Last week I published a 30-minute documentary about SB-1047 I had been working on since September.
Here's what I learned.
Story of the bill
- The bill had to go through many committees before passing the California Senate and Assembly, eventually reaching the Governor's desk.
- Most people started paying attention in May-September 2024, but the story of the bill starts in September 2023, when Senator Scott Wiener published an intent bill to gather support (co-sponsors), before publishing SB-1047 in February 2024. He actually had conversations about AI Safety as early as March 2023.
AI Labs & Covered Models
- AI Labs Opposed or Supported the Bill for Non-Obvious Reasons
- Anthropic was stuck between Amazon & employees
- Safety-conscious employees wanted to support the bill
- Amazon was concerned about the KYC requirements in the bill
- Anthropic's support therefore ended up somewhat in the middle, to please both parties
- OpenAI opposed the bill even though Microsoft didn't oppose it
- Musk (representing xAI) supported the bill through his connection to Dan Hendrycks
- Anthropic was stuck between Amazon & employees
In an early version of the bill, as effective compute becomes cheaper, the bill would be covering more and more models, not just the frontier[1]. This is what led to June's amendment, introducing a $100M training run threshold.
- One of the main criticisms of the bill was that it would mostly affect Meta's release of the Llama models, thus affecting the open-source community.
- The bill would indeed disincentivize Meta to release open-weight models, since the reasonable care clauses would increase liability.

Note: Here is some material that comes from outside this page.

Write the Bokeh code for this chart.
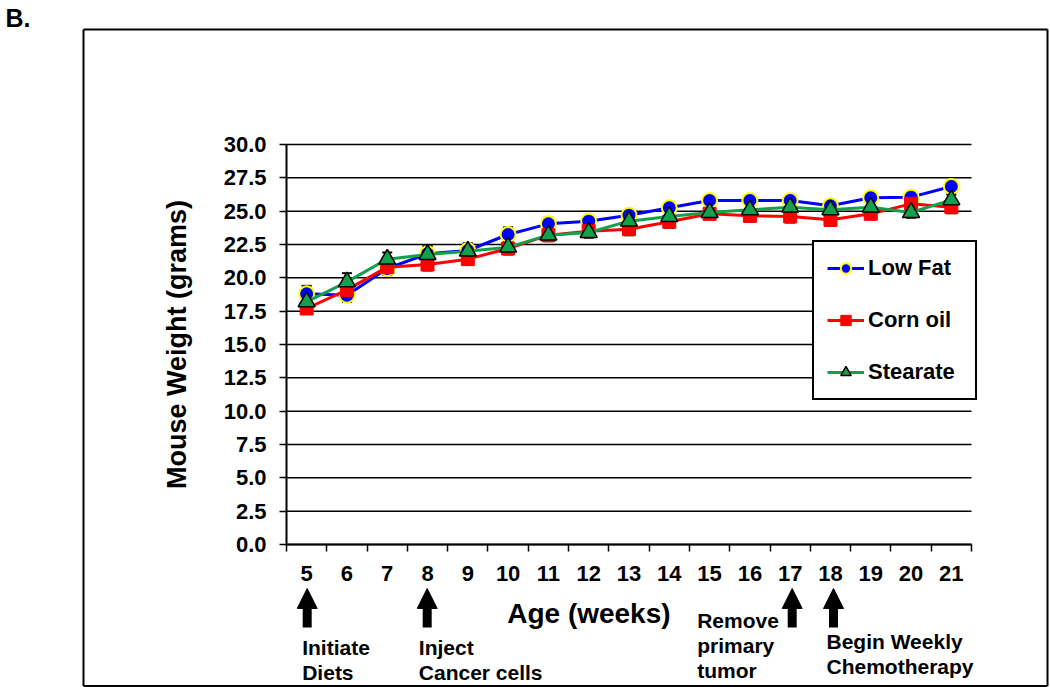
from bokeh.plotting import figure
from bokeh.models import (FixedTicker, NumeralTickFormatter, Legend, LegendItem, Label,
                          NormalHead, TeeHead, Whisker, ColumnDataSource, Range1d)
from bokeh.embed import file_html
from bokeh.resources import INLINE

# ---------------- data ----------------
weeks = [5, 6, 7, 8, 9, 10, 11, 12, 13, 14, 15, 16, 17, 18, 19, 20, 21]
low_fat = [18.8, 18.7, 20.7, 21.8, 22.05, 23.25, 24.05, 24.25, 24.7, 25.25, 25.8, 25.8, 25.8, 25.4, 26.0, 26.05, 26.85]
corn_oil = [17.7, 19.1, 20.8, 21.0, 21.4, 22.2, 23.2, 23.5, 23.65, 24.2, 24.8, 24.65, 24.6, 24.35, 24.8, 25.55, 25.3]
stearate = [18.2, 19.7, 21.4, 21.75, 22.0, 22.3, 23.2, 23.4, 24.25, 24.6, 24.9, 25.1, 25.3, 25.1, 25.3, 24.9, 25.85]
low_fat_err = [0.6, 0.5, 0.5, 0.6, 0.55, 0.55, 0.45, 0.4, 0.35, 0.4, 0.35, 0.35, 0.4, 0.35, 0.35, 0.4, 0.4]
corn_oil_err = [0.4, 0.45, 0.4, 0.45, 0.4, 0.45, 0.4, 0.4, 0.45, 0.45, 0.4, 0.45, 0.45, 0.45, 0.4, 0.4, 0.45]
stearate_err = [0.5, 0.65, 0.5, 0.55, 0.5, 0.5, 0.45, 0.4, 0.4, 0.45, 0.4, 0.4, 0.45, 0.4, 0.4, 0.4, 0.4]
y_ticks = [0.0, 2.5, 5.0, 7.5, 10.0, 12.5, 15.0, 17.5, 20.0, 22.5, 25.0, 27.5, 30.0]
series_names = ["Low Fat", "Corn oil", "Stearate"]
x_title = "Age (weeks)"
y_title = "Mouse Weight (grams)"
events = [("Initiate", "Diets"), ("Inject", "Cancer cells"),
          ("Remove", "primary", "tumor"), ("Begin Weekly", "Chemotherapy")]

# ---------------- layout (canvas pixels) ----------------
W, H = 1050, 687
AL, AR, AT, AB = 286, 971, 144, 544          # plotting area (axes box)
X0, X1, Y0, Y1 = 4.5, 21.5, 0.0, 30.0
sx = (AR - AL) / (X1 - X0)
sy = (AB - AT) / (Y1 - Y0)


def X(cx):
    return X0 + (cx - AL) / sx


def Y(cy):
    return (AB - cy) / sy


FONT = "Liberation Sans"

p = figure(width=W, height=H, x_range=Range1d(X(0), X(W)), y_range=Range1d(Y(H), Y(0)),
           output_backend="svg", toolbar_location=None,
           min_border_left=0, min_border_right=0, min_border_top=0, min_border_bottom=0)
p.outline_line_color = None
p.background_fill_color = "white"
p.border_fill_color = "white"
p.xgrid.visible = False
p.ygrid.visible = False

# axes, pinned at the corner of the plotting area
p.xaxis.fixed_location = Y0
p.xaxis.bounds = (X0, X1)
p.yaxis.fixed_location = X0
p.yaxis.bounds = (Y0, Y1)
p.xaxis.ticker = FixedTicker(ticks=weeks, minor_ticks=[w - 0.5 for w in weeks] + [weeks[-1] + 0.5])
p.xaxis.major_tick_out = 0
p.xaxis.major_tick_in = 0
p.xaxis.minor_tick_out = 7
p.xaxis.minor_tick_in = 0
p.xaxis.minor_tick_line_color = "black"
p.xaxis.minor_tick_line_width = 1.5
p.xaxis.major_label_standoff = 14
p.yaxis.ticker = FixedTicker(ticks=y_ticks)
p.yaxis.formatter = NumeralTickFormatter(format="0.0")
p.yaxis.major_tick_out = 7
p.yaxis.major_tick_in = 0
p.yaxis.minor_tick_line_color = None
p.yaxis.major_label_standoff = 13
for ax in (p.xaxis, p.yaxis):
    ax.axis_line_color = "black"
    ax.axis_line_width = 2
    ax.major_tick_line_color = "black"
    ax.major_tick_line_width = 1.5
    ax.major_label_text_font = FONT
    ax.major_label_text_font_style = "bold"
    ax.major_label_text_font_size = "22px"
    ax.major_label_text_color = "black"
p.yaxis.axis_label = y_title
p.yaxis.axis_label_text_font = FONT
p.yaxis.axis_label_text_font_style = "bold"
p.yaxis.axis_label_text_font_size = "27px"
p.yaxis.axis_label_text_color = "black"
p.yaxis.axis_label_standoff = 29

# horizontal grid lines across the plotting area
p.segment(x0=[X0] * len(y_ticks), x1=[X1] * len(y_ticks), y0=y_ticks, y1=y_ticks,
          line_color="black", line_width=1.5, level="underlay")

# series
specs = [
    (low_fat, low_fat_err, "#0000FF", "circle", 15, "#FFFF00", 2),
    (corn_oil, corn_oil_err, "#FF0000", "square", 13, "#FF0000", 1),
    (stearate, stearate_err, "#12A14A", "triangle", 17, "black", 1.5),
]
items = []
for name, (vals, err, col, mk, sz, lc, lw) in zip(series_names, specs):
    src = ColumnDataSource(dict(x=weeks, y=vals,
                                lo=[v - e for v, e in zip(vals, err)],
                                hi=[v + e for v, e in zip(vals, err)]))
    wk = Whisker(base="x", lower="lo", upper="hi", source=src, line_color="black", line_width=1.5,
                 upper_head=TeeHead(size=10, line_width=2, line_color="black"),
                 lower_head=TeeHead(size=10, line_width=2, line_color="black"))
    p.add_layout(wk)
    lr = p.line("x", "y", source=src, line_color=col, line_width=3)
    sr = p.scatter("x", "y", source=src, marker=mk, size=sz, fill_color=col, line_color=lc, line_width=lw)
    items.append(LegendItem(label=name, renderers=[lr, sr]))

legend = Legend(items=items, location=(812, H - 400), orientation="vertical",
                label_text_font=FONT, label_text_font_style="bold", label_text_font_size="22px",
                label_text_color="black", glyph_width=37, glyph_height=26, label_height=26,
                label_width=94, spacing=26, padding=13, margin=0, label_standoff=4,
                border_line_color="black", border_line_width=2, border_line_alpha=1.0,
                background_fill_color="white", background_fill_alpha=1.0)
p.add_layout(legend)

# x axis title
p.add_layout(Label(x=X(506.7), y=Y(613), text=x_title, text_font=FONT, text_font_style="bold",
                   text_font_size="28px", text_align="left", text_baseline="middle", text_color="black"))

# event arrows (shaft + head)
arrow_cx = [306.7, 426.7, 791.7, 833]
shaft = ColumnDataSource(dict(x=[X(c) for c in arrow_cx], lo=[Y(627)] * 4, hi=[Y(600)] * 4))
p.add_layout(Whisker(base="x", lower="lo", upper="hi", source=shaft, line_color="black",
                     line_width=9, line_cap="butt", lower_head=None, upper_head=None))
heads = ColumnDataSource(dict(x=[X(c) for c in arrow_cx], lo=[Y(606)] * 4, hi=[Y(588)] * 4))
p.add_layout(Whisker(base="x", lower="lo", upper="hi", source=heads, line_alpha=0,
                     lower_head=None,
                     upper_head=NormalHead(size=20, fill_color="black", line_color="black", line_width=1)))

text_pos = [(301.7, 646.7), (418.3, 646.7), (696.7, 620), (826, 640.5)]
for lines, (tx, ty) in zip(events, text_pos):
    for i, t in enumerate(lines):
        p.add_layout(Label(x=X(tx), y=Y(ty + 25 * i), text=t, text_font=FONT, text_font_style="bold",
                           text_font_size="21px", text_align="left", text_baseline="middle",
                           text_color="black"))

# panel letter
p.add_layout(Label(x=X(5), y=Y(17), text="B.", text_font=FONT, text_font_style="bold",
                   text_font_size="25px", text_align="left", text_baseline="middle", text_color="black"))

# outer frame
bx0, by0, bx1, by1 = 83, 29, 1047, 685.5
hsrc = ColumnDataSource(dict(b=[Y(by0), Y(by1)], lo=[X(bx0)] * 2, hi=[X(bx1)] * 2))
vsrc = ColumnDataSource(dict(b=[X(bx0), X(bx1)], lo=[Y(by1)] * 2, hi=[Y(by0)] * 2))
p.add_layout(Whisker(base="b", lower="lo", upper="hi", source=hsrc, dimension="width",
                     line_color="black", line_width=2, lower_head=None, upper_head=None))
p.add_layout(Whisker(base="b", lower="lo", upper="hi", source=vsrc, dimension="height",
                     line_color="black", line_width=2, lower_head=None, upper_head=None))

open("out.html", "w").write(file_html(p, INLINE))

- However, the criticisms saying that the bill would require kill-switches on open-weight models were false, both when the claims were made, and especially after it was clarified in multiple amendments that shutdown provisions did not apply to Meta's open-weight models. (1, 2, 3)
The Opposition
When following how some of the talking points have been repeated in multiple letters against the bill, it appears that the initial lobbying from Andreessen Horowitz was repeated by Fei-Fei Li, then members of Congress, and eventually culminated in Nancy Pelosi's opposition statement
- There were mutliple conflicts of interest in SB-1047's opposition
- Fei-Fei Li
- One of the lead investors in her startup was Andreessen Horowitz, who came up against the bill.
- Zoe Lofgren
- Her daughter works on Google's legal team. Google came out against SB-1047 in multiple letters.
- Nancy Pelosi
- Had a long NVIDIA position.
- Mainstream outlets reported her daughter Christine Pelosi running for Pelosi's seat against Scott Wiener, which was motivating her.
- Gavin Newsom
- Gavin Newsom's aunt Barbara Newsom was married to Ron Pelosi, the brother-in-law of Nancy Pelosi (source).
- Fei-Fei Li
- It was extremely unusual for DC to comment against the bill
- It was unusual for Members of Congress to comment on California Politics
- Pelosi had not previously opposed members of her own party in that way, let alone members of her own district
- There were a lot of people who had genuine concerns about the bill
- Many startup founders I met at the Veto Party were genuinely concerned about the impact on open-source
- There were valid criticisms from interviews that did not make the final cut (because I chose to focus on the story of the bill itself), such as Leonard Tang arguing for regulation on downstream applications (transcript excerpt), Gabriel Weil arguing that the bill did not go far enough, and that we would have needed strict liability and punitive damages, Jeremy Nixon's hackathons regarding finetuning concerns in SB-1047, and Dean Ball's hypothetical scenario here.
- ^
Mostly because of algorithmic improvements, but also simply because of compute getting cheaper. In the doc the audio simply says "compute getting cheaper" not "effective compute" because we wanted to simplify it for a broad audience.